2. The 409 contention exception embedded the raw Redis lock key in
its user-facing message, leaking internal collection names and
the locking namespace to API clients. Removed the custom message
so the catalog default ("The requested resource is currently
being modified...") is used. Telemetry already carries the
target collection for operator-side observability.
3. _APP_LOCKING_ENABLED variable doc had `introduction: '1.10.0'`
on a 1.9.x-targeted PR. Corrected to '1.9.3' (next 1.9.x patch).
Two complementary tests for the lost-update bug the lock fixes, plus
the test-Client patches needed to make Swoole-coroutine HTTP work.
- tests/e2e/Services/Project/ServicesBase.php :: testConcurrentTogglesAllPersist
Fires N parallel PATCHes via Swoole\Coroutine\run + SWOOLE_HOOK_CURL,
then refetches the project and asserts (successCount == enabledCount).
With the lock disabled (_APP_LOCKING_ENABLED=disabled) sparse
updateDocument() calls overwrite each other and the assertion fails —
proving the test detects the bug.
- dev/test-distributed-lock.sh
Same proof via curl + bash background jobs. Runnable outside the
PHPUnit suite for manual verification or load-style sweeps. Reads
APPWRITE_ENDPOINT / APPWRITE_PROJECT_ID / APPWRITE_API_KEY.
- tests/e2e/Client.php (test util):
* Skip CURLOPT_PATH_AS_IS (option 234) when SWOOLE_HOOK_CURL is
active. Swoole's emulated cURL doesn't support it; setting it
fatal-errors as soon as any test enables the cURL hook.
* Don't redundantly set CURLOPT_NOBODY=false on non-HEAD requests
(false is cURL's default). Under Swoole's hooked cURL this
strips the body of PATCH/PUT requests, hitting the framework's
404 fallback instead of the intended route.
Both changes preserve native (non-hooked) cURL behavior unchanged.
They unblock any future test that wants real parallel HTTP via
Swoole\Coroutine\run + the cURL hook.
Both follow the same proof-of-bug pattern: run with locking enabled
(must pass) AND with it disabled (must fail). Verified locally against
the running stack:
_APP_LOCKING_ENABLED=enabled -> PASS (15 assertions)
_APP_LOCKING_ENABLED=disabled -> FAIL (successCount=5 enabledCount=4)

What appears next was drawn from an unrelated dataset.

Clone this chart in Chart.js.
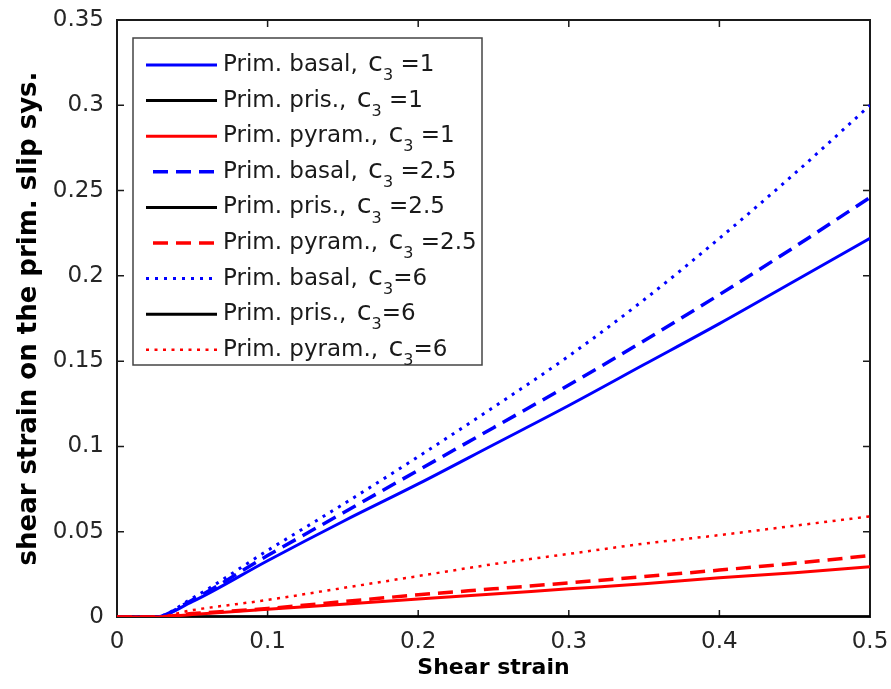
<!DOCTYPE html>
<html><head><meta charset="utf-8">
<script src="https://cdn.jsdelivr.net/npm/chart.js@4/dist/chart.umd.min.js"></script>
<style>html,body{margin:0;padding:0;background:#fff;}</style>
</head><body>
<canvas id="c" width="891" height="689" style="display:block"></canvas>
<script>
// ---- data ----
const strain   = [0, 0.025, 0.05, 0.1, 0.15, 0.2, 0.25, 0.3, 0.35, 0.4, 0.45, 0.5];
const basalC1  = [0, 0, 0.009, 0.033, 0.056, 0.078, 0.101, 0.124, 0.148, 0.172, 0.197, 0.222];
const prisC1   = [0, 0, 0, 0, 0, 0, 0, 0, 0, 0, 0, 0];
const pyramC1  = [0, 0, 0.0015, 0.0045, 0.0075, 0.0105, 0.0135, 0.0165, 0.0195, 0.023, 0.026, 0.0295];
const basalC25 = [0, 0, 0.010, 0.036, 0.061, 0.086, 0.111, 0.136, 0.162, 0.189, 0.217, 0.246];
const prisC25  = [0, 0, 0, 0, 0, 0, 0, 0, 0, 0, 0, 0];
const pyramC25 = [0, 0, 0.002, 0.005, 0.009, 0.013, 0.0165, 0.020, 0.0237, 0.0275, 0.0315, 0.036];
const basalC6  = [0, 0, 0.011, 0.039, 0.066, 0.094, 0.123, 0.153, 0.186, 0.222, 0.260, 0.300];
const prisC6   = [0, 0, 0, 0, 0, 0, 0, 0, 0, 0, 0, 0];
const pyramC6  = [0, 0, 0.004, 0.010, 0.017, 0.024, 0.031, 0.037, 0.043, 0.048, 0.0535, 0.059];

const seriesNames = ['Prim. basal,', 'Prim. pris.,', 'Prim. pyram.,',
                     'Prim. basal,', 'Prim. pris.,', 'Prim. pyram.,',
                     'Prim. basal,', 'Prim. pris.,', 'Prim. pyram.,'];
const c3Labels = [' =1', ' =1', ' =1', ' =2.5', ' =2.5', ' =2.5', '=6', '=6', '=6'];
const xTicks = [0, 0.1, 0.2, 0.3, 0.4, 0.5];
const yTicks = [0, 0.05, 0.1, 0.15, 0.2, 0.25, 0.3, 0.35];
const xTitle = 'Shear strain';
const yTitle = 'shear strain on the prim. slip sys.';

// ---- styles ----
const BLUE = '#0000ff', RED = '#ff0000', BLACK = '#000000';
const DASH = [15, 8], DOT = [3, 6];
const seriesValues = [basalC1, prisC1, pyramC1, basalC25, prisC25, pyramC25, basalC6, prisC6, pyramC6];
const styles = [
  {c: BLUE, d: [], w: 3, o: 2}, {c: BLACK, d: [], w: 3, o: 3}, {c: RED, d: [], w: 3, o: 1},
  {c: BLUE, d: DASH, w: 3.5, o: 2}, {c: BLACK, d: [], w: 3, o: 3}, {c: RED, d: DASH, w: 3.5, o: 1},
  {c: BLUE, d: DOT, w: 3, o: 2}, {c: BLACK, d: [], w: 3, o: 3}, {c: RED, d: [3, 5.5], w: 2.5, o: 1}
];

const datasets = seriesValues.map((vals, i) => ({
  label: seriesNames[i] + ' c3' + c3Labels[i],
  data: strain.map((x, k) => ({x: x, y: vals[k]})),
  borderColor: styles[i].c,
  backgroundColor: styles[i].c,
  borderDash: styles[i].d,
  borderWidth: styles[i].w,
  borderCapStyle: 'butt',
  pointRadius: 0,
  cubicInterpolationMode: 'monotone',
  fill: false,
  order: styles[i].o
}));

const FONT = '"DejaVu Sans", "Liberation Sans", sans-serif';

const framePlugin = {
  id: 'frame',
  beforeDatasetsDraw(chart) {
    const {ctx, chartArea: a, scales} = chart;
    ctx.save();
    ctx.strokeStyle = '#1a1a1a';
    ctx.lineWidth = 2;
    ctx.strokeRect(a.left, a.top, a.right - a.left, a.bottom - a.top);
    const L = 7;
    ctx.lineWidth = 1.5;
    ctx.beginPath();
    xTicks.forEach(v => {
      const px = scales.x.getPixelForValue(v);
      ctx.moveTo(px, a.bottom); ctx.lineTo(px, a.bottom - L);
      ctx.moveTo(px, a.top); ctx.lineTo(px, a.top + L);
    });
    yTicks.forEach(v => {
      const py = scales.y.getPixelForValue(v);
      ctx.moveTo(a.left, py); ctx.lineTo(a.left + L, py);
      ctx.moveTo(a.right, py); ctx.lineTo(a.right - L, py);
    });
    ctx.stroke();
    ctx.restore();
  },
  afterDatasetsDraw(chart) {
    const {ctx, chartArea: a} = chart;
    ctx.save();
    // legend box
    const bx = a.left + 16, by = a.top + 18, bw = 349, bh = 327;
    ctx.fillStyle = '#fff';
    ctx.fillRect(bx, by, bw, bh);
    ctx.strokeStyle = '#444';
    ctx.lineWidth = 1.5;
    ctx.strokeRect(bx, by, bw, bh);
    const rowH = 35.6;
    chart.data.datasets.forEach((ds, i) => {
      const y = by + 27 + i * rowH;
      ctx.save();
      ctx.strokeStyle = ds.borderColor;
      ctx.lineWidth = ds.borderWidth;
      ctx.setLineDash(ds.borderDash);
      ctx.lineCap = 'butt';
      ctx.beginPath();
      const x0 = ds.borderDash.length && ds.borderDash[0] > 5 ? bx + 20 : bx + 13;
      ctx.moveTo(x0, y); ctx.lineTo(bx + 84, y);
      ctx.stroke();
      ctx.restore();
      let tx = bx + 90;
      ctx.fillStyle = '#1a1a1a';
      ctx.textBaseline = 'middle';
      ctx.font = '23px ' + FONT;
      const nm = seriesNames[i];
      ctx.fillText(nm, tx, y);
      tx += ctx.measureText(nm + ' ').width + 3;
      ctx.font = '27px ' + FONT;
      ctx.fillText('c', tx, y - 1);
      tx += ctx.measureText('c').width;
      ctx.font = '16px ' + FONT;
      ctx.fillText('3', tx, y + 11);
      tx += ctx.measureText('3').width;
      ctx.font = '23px ' + FONT;
      ctx.fillText(c3Labels[i], tx, y);
    });
    ctx.restore();
  }
};

new Chart(document.getElementById('c'), {
  type: 'line',
  data: {datasets},
  options: {
    responsive: false,
    animation: false,
    devicePixelRatio: 1,
    layout: {padding: {top: 20, right: 21, left: 0, bottom: 0}},
    plugins: {legend: {display: false}, tooltip: {enabled: false}},
    scales: {
      x: {
        type: 'linear', min: 0, max: 0.5,
        afterFit: s => { s.height = 72; s.paddingLeft = 0; s.paddingRight = 0; },
        afterBuildTicks: s => { s.ticks = xTicks.map(v => ({value: v})); },
        grid: {display: false, drawTicks: false},
        border: {display: false},
        ticks: {padding: 11, color: '#262626', font: {family: FONT, size: 23},
                callback: v => String(+v.toFixed(2))},
        title: {display: true, text: xTitle, color: '#000',
                font: {family: FONT, size: 22, weight: 'bold'}, padding: {top: 0, bottom: 8}}
      },
      y: {
        type: 'linear', min: 0, max: 0.35,
        afterFit: s => { s.width = 117; s.paddingTop = 0; s.paddingBottom = 0; },
        afterBuildTicks: s => { s.ticks = yTicks.map(v => ({value: v})); },
        grid: {display: false, drawTicks: false},
        border: {display: false},
        ticks: {padding: 13, color: '#262626', font: {family: FONT, size: 23},
                callback: v => String(+v.toFixed(2))},
        title: {display: true, text: yTitle, color: '#000',
                font: {family: FONT, size: 26, weight: 'bold'}, padding: {top: 14, bottom: 0}}
      }
    }
  },
  plugins: [framePlugin]
});
</script>
</body></html>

Lock backend errors (Redis/Dragonfly unreachable) and release errors
(TTL expired or backend dropped while held) were previously visible only
in the lock.attempts counter and Console::warning lines. They now also
push a structured Log entry through the configured logger adapter, so
operators using Sentry/Raygun/AppSignal/LogOwl get first-class events
for these specific failure modes.
Pattern matches Embeddings/Text/Create.php exactly:
- Action injects 'log' (per-request Log object) and 'logger'
(?Logger, nullable when _APP_LOGGING_CONFIG unset).
- Helper mutates the per-request $log instead of constructing a
fresh one — preserves the per-request context Embeddings expects.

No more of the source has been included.